March 2024
Change That Counts
Every athlete must keep all his appetites under control; and he does it to win a crown that fades, whereas ours is imperishable.
Saint Paul used an athletic analogy to make his salvific point. Today, one hesitates to do likewise. The descent of corporatised sports into woke lunacy and cancel culture is draining away the joy and inspiration they once provided.
Politicised sporting clubs and sports media berate hapless punters with endless "diversity" propaganda and "inclusion" campaigns pushing them to change: i.e., to jettison their natural aversion to unnatural, dangerous, and sinful "lifestyles." England's Premier League football authorities even run a sinister unit that secretly monitors 'dissident' fans, documenting not only their transgender-critical social media posts but their physical whereabouts, daily habits and "vulnerabilities." For simply expressing an online opinion at odds with gender ideology one female fan became the subject of a thumping 11-page dossier. Banned from attending Newcastle United games until 2026, she later discovered that she had been tracked/stalked in this Stasi-like, not-so "inclusive" fashion for four months. (Daily Mail, 3/2/24)
Only rare men and women possess the courage and principled moral backbone to resist this amoral juggernaut of Alinksyite change-agents dressed up as sporting executives: woke execs who pay their hefty wages. And yet, all that said and notwithstanding the unconscionable sums of money that also corrupt and corrode the sports' industry, the sporting life per se remains full of laudatory lessons. Not least that people can change, radically, for the better. With iron will and discipline bad habits of a lifetime can be overcome. Top sportsmen do it all the time.
During a 2013 interview, retired professional golfer Don January recalled how, as a Texan teenager in 1945, he had watched the legendary Ben Hogan hook his shots terribly. By the time he saw him play again in 1949 his swing was perfect and "he killed everybody." Someone close to Hogan later told him that "Ben would come in about 9:00, have breakfast and then go to the practice tee and hit balls until about 12:30 and then he’d have lunch and then he’d go back out on the practice tee at 1:30 and hit balls until about 5:00. Try that on for size for about five years," said January. "That’s how he changed his swing and his game. Hard, hard work to get rid of that duck hook."

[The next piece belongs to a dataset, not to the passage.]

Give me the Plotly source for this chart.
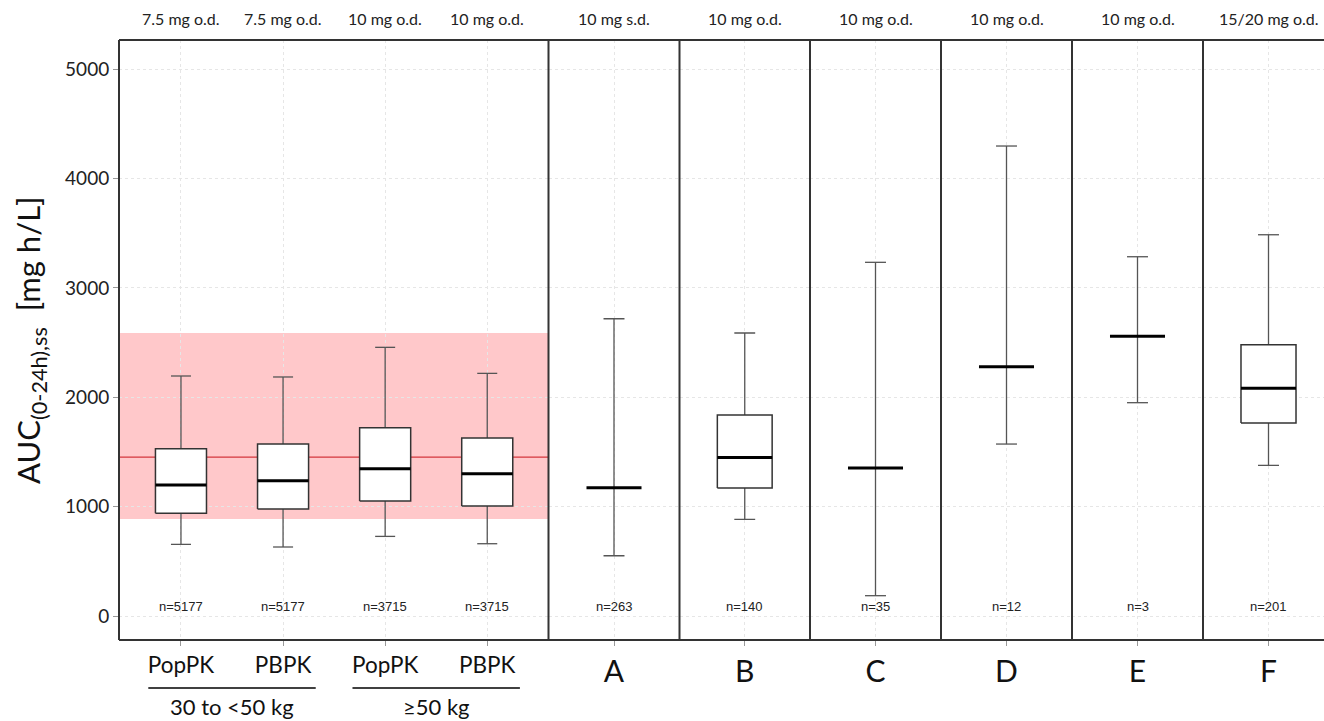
import plotly.graph_objects as go

# ---------------- data ----------------
left_cats = ["PopPK", "PBPK", "PopPK", "PBPK"]
left_doses = ["7.5 mg o.d.", "7.5 mg o.d.", "10 mg o.d.", "10 mg o.d."]
left_n = ["n=5177", "n=5177", "n=3715", "n=3715"]
left_low = [656, 632, 729, 662]
left_q1 = [940, 979, 1052, 1006]
left_med = [1198, 1238, 1348, 1302]
left_q3 = [1530, 1573, 1722, 1628]
left_high = [2195, 2186, 2457, 2219]

weight_groups = ["30 to <50 kg", "\u226550 kg"]

study_cats = ["A", "B", "C", "D", "E", "F"]
study_doses = ["10 mg s.d.", "10 mg o.d.", "10 mg o.d.", "10 mg o.d.", "10 mg o.d.", "15/20 mg o.d."]
study_n = ["n=263", "n=140", "n=35", "n=12", "n=3", "n=201"]
study_low = [552, 885, 187, 1573, 1951, 1378]
study_q1 = [None, 1171, None, None, None, 1765]
study_med = [1174, 1451, 1354, 2280, 2558, 2082]
study_q3 = [None, 1838, None, None, None, 2481]
study_high = [2718, 2588, 3234, 4297, 3285, 3486]

ref_low = 888
ref_high = 2588
ref_mid = 1454

y_ticks = [0, 1000, 2000, 3000, 4000, 5000]

# ---------------- layout geometry ----------------
W, H = 1324, 721
ML, MR, MT, MB = 119, 0, 40, 81
PW = W - ML - MR
PH = H - MT - MB
px_edges = [119, 548.5, 679.5, 810, 941, 1072, 1203, 1334]
dom = [min(1.0, (p - ML) / PW) for p in px_edges]


def py(p):
    """pixel row -> paper y"""
    return (MT + PH - p) / PH


fig = go.Figure()


def add_group(xa, c, low, q1, med, q3, high, box_hw, cap_hw):
    wcol = "#555555"
    fig.add_trace(go.Scatter(x=[c, c], y=[low, high], mode="lines", xaxis=xa, yaxis="y",
                             line=dict(color=wcol, width=1.3), hoverinfo="skip", showlegend=False))
    fig.add_trace(go.Scatter(x=[c - cap_hw, c + cap_hw, None, c - cap_hw, c + cap_hw],
                             y=[low, low, None, high, high], mode="lines", xaxis=xa, yaxis="y",
                             line=dict(color=wcol, width=1.3), hoverinfo="skip", showlegend=False))
    if q1 is not None:
        fig.add_trace(go.Scatter(x=[c - box_hw, c + box_hw, c + box_hw, c - box_hw, c - box_hw],
                                 y=[q1, q1, q3, q3, q1], mode="lines", fill="toself",
                                 fillcolor="white", xaxis=xa, yaxis="y",
                                 line=dict(color="#333333", width=1.5), hoverinfo="skip",
                                 showlegend=False))
    fig.add_trace(go.Scatter(x=[c - box_hw, c + box_hw], y=[med, med], mode="lines",
                             xaxis=xa, yaxis="y", line=dict(color="black", width=3),
                             hoverinfo="skip", showlegend=False))


for i in range(len(left_cats)):
    add_group("x", i, left_low[i], left_q1[i], left_med[i], left_q3[i], left_high[i], 0.25, 0.098)

for j in range(len(study_cats)):
    add_group("x%d" % (j + 2), 0, study_low[j], study_q1[j], study_med[j], study_q3[j],
              study_high[j], 0.21, 0.08)

# ---------------- axes ----------------
grid = dict(showgrid=True, gridcolor="#e6e6e6", griddash="dot", gridwidth=1, zeroline=False,
            showline=False, ticks="outside", ticklen=5, tickcolor="#999999", fixedrange=True)

font_main = "Lato, 'Open Sans', sans-serif"
layout_axes = {}
layout_axes["xaxis"] = dict(domain=[dom[0], dom[1]], range=[-0.607, 3.60], tickvals=list(range(4)),
                            ticktext=left_cats, anchor="y",
                            tickfont=dict(size=22.5, color="#111111", family=font_main), **grid)
for j in range(6):
    lo, hi = dom[j + 1], dom[j + 2]
    span = (px_edges[j + 2] - px_edges[j + 1])
    vis = (min(px_edges[j + 2], W) - px_edges[j + 1])
    rng = [-0.5, -0.5 + vis / span]
    layout_axes["xaxis%d" % (j + 2)] = dict(domain=[lo, hi], range=rng, tickvals=[0],
                                            ticktext=[study_cats[j]], anchor="y",
                                            tickfont=dict(size=30, color="#111111", family=font_main),
                                            **grid)

layout_axes["yaxis"] = dict(domain=[0, 1], range=[-218, 5266], tickvals=y_ticks, anchor="x",
                            tickfont=dict(size=19, color="#222222", family=font_main), **grid)

# ---------------- shapes ----------------
shapes = []
shapes.append(dict(type="rect", xref="x domain", yref="y", x0=0, x1=1, y0=ref_low, y1=ref_high,
                   fillcolor="#FFC8CA", line=dict(width=0), layer="below"))
shapes.append(dict(type="line", xref="x domain", yref="y", x0=0, x1=1, y0=ref_mid, y1=ref_mid,
                   line=dict(color="#D4363C", width=1.3), layer="below"))
border = dict(color="#333333", width=2)
shapes.append(dict(type="line", xref="paper", yref="paper", x0=0, x1=1, y0=1, y1=1, line=border))
shapes.append(dict(type="line", xref="paper", yref="paper", x0=0, x1=1, y0=0, y1=0, line=border))
for d in dom[:-1]:
    shapes.append(dict(type="line", xref="paper", yref="paper", x0=d, x1=d, y0=0, y1=1, line=border))
for g in range(len(weight_groups)):
    c = 2 * g + 0.5
    shapes.append(dict(type="line", xref="x", yref="paper", x0=c - 0.82, x1=c + 0.82,
                       y0=py(688), y1=py(688), line=dict(color="black", width=1.5)))

# ---------------- annotations ----------------
ann = []
small_font = "'Liberation Sans', Arial, sans-serif"
top_y = py(18)
n_y = py(606)


def txt(xref, x, y, text, size, family, color="#222222"):
    return dict(xref=xref, yref="paper", x=x, y=y, text=text, showarrow=False,
                xanchor="center", yanchor="middle",
                font=dict(size=size, color=color, family=family))


for i in range(len(left_cats)):
    ann.append(txt("x", i, top_y, left_doses[i], 16, font_main))
    ann.append(txt("x", i, n_y, left_n[i], 13, small_font))
for j in range(len(study_cats)):
    xr = "x%d" % (j + 2)
    ann.append(txt(xr, 0, top_y, study_doses[j], 16, font_main))
    ann.append(txt(xr, 0, n_y, study_n[j], 13, small_font))
for g in range(len(weight_groups)):
    ann.append(txt("x", 2 * g + 0.5, py(706), weight_groups[g], 22, font_main, "#111111"))

title = txt("paper", (30 - ML) / PW, 0.5, "AUC<sub>(0-24h),ss</sub>  [mg h/L]", 31, font_main,
            "#111111")
title["textangle"] = -90
ann.append(title)

fig.update_layout(width=W, height=H, margin=dict(l=ML, r=MR, t=MT, b=MB),
                  paper_bgcolor="white", plot_bgcolor="white", showlegend=False,
                  shapes=shapes, annotations=ann, **layout_axes)

fig.write_html("out.html", config={"displayModeBar": False})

To improve his own game, January went even further and changed his entire character! With remarkable self-discipline he overcame his naturally speedy disposition, learning to walk, talk, and act at a slower pace. This in turn slowed down his swing and on-course demeanour (also helping him ditch a 45-year smoking habit). The transformation produced many victories.
If this total change to win a perishable crown can be effected successfully with "hard work" on the purely natural plane, how much greater (and easier) are the supernatural Lenten gains won by hard sacramental work. The key is to keep your eye firmly fixed on heaven. As St Paul exhorted his little flock at Corinth: "You know well enough that when men run in a race, the race is for all, but the prize for one; run, then, for victory." To which he added instructions to attain it: "Do not run aimlessly"; "Do not run... like a man in doubt of his goal"; "Do not fight [your] battle like a man who wastes his blows on the air." In other words, to win salvation, run towards the Light with confidence and focus.
This is not so easy in an era of pestilential Modernism infested with ecclesiastics and laity running in the wrong direction, aimless and uncertain, beating the Modernistic air they breathe, neither striving for the salvific prize nor standing to fight but playing to the worldly woke. The only change they know is mindless 'change for change's sake' — the "progressive" motto tatooed on their hapless souls. By God's grace, we know better: that the only change that counts is our total transformation under grace.
So, this Lent, amid the utter chaos in Church and State, let us refocus our souls on the self-discipline exhorted by St Paul: prayer and penance that strengthens our resolve, magnifies our goal, and effects the radical change that ensures eternal victory!